Ashby suivi de Sur un cheval
de Pierre Guyotat

critiqué par Débézed, le 20 octobre 2008
(Besançon - 77 ans)


La note:  étoiles
« Le mal était une nécessité »
« Notre vie était une continuelle invention de plaisirs nouveaux ». Dans un château aux confins de l’Ecosse et de l’Angleterre, Angus et Drussilla, jeunes adolescents, découvrent les émois de l’amour et les premiers frissons de la chair. Et, après une séparation imposée par la guerre, Angus, devenu Lord Ashby, épouse Drusilla et mène dès lors, avec elle, une vie de plaisir et de luxure au milieu de leurs domestiques contaminés par cette perversion. Mais, Drusilla se lasse vite des amours conjugales et, avec la complicité de son époux, cherche de nouvelles émotions aux contacts de jeunes éphèbes qui fréquentent la maison jusqu’au jour où le bien refuse de se laisser corrompre.

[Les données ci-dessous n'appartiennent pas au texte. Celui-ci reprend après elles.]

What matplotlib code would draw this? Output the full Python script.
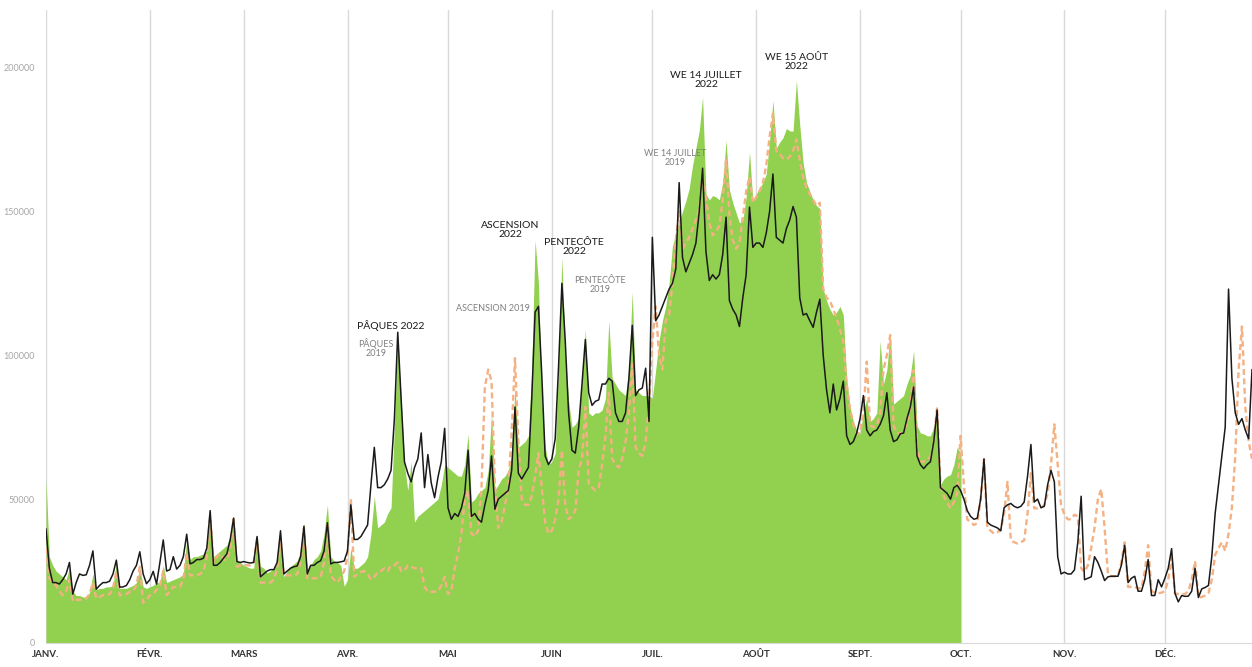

« Sur un cheval », le texte polyphonique qui complète ce livre est construit autour de personnages figurant déjà dans Ashby, notamment le beau Roger qui résiste à la tentation que lui inflige quelques jolies filles qui lui offrent leur corps qu’il repousse, car

« Moi je ne veux rien que vivre
Et je traverserai la vie sur un cheval »

Jusqu’au jour où, en Irlande…

Ces deux textes complémentaires, d’un romantisme exacerbé, constituent une ode à la sensualité et à la volupté qui peuvent basculer jusqu’à la transgression et à la perversité sans jamais sombrer dans un érotisme vulgaire. « Il n’y avait aucun calcul dans notre vie, mais bien plutôt une spontanéité féconde, une préméditation inspirée. Le mal était une nécessité. Notre hypocrisie un déguisement élémentaire, un exercice toujours plus gai. » Et, c’est ainsi que le roman devient une parabole de la lutte du cœur contre le corps, du bien contre le mal et de Dieu contre le diable.

Sous la plume de Guyotat cette parabole devient sensuelle et voluptueuse tant son écriture, construite à base de phrases courtes est légères, aériennes et fluides comme le contour de la hanche d’une jeune fille à peine sortie de la puberté. C’est un romantisme un peu vieille Europe, c’est Radiguet buvant un verre avec Schnitzler dans une Weinstube du côté de Mayerling.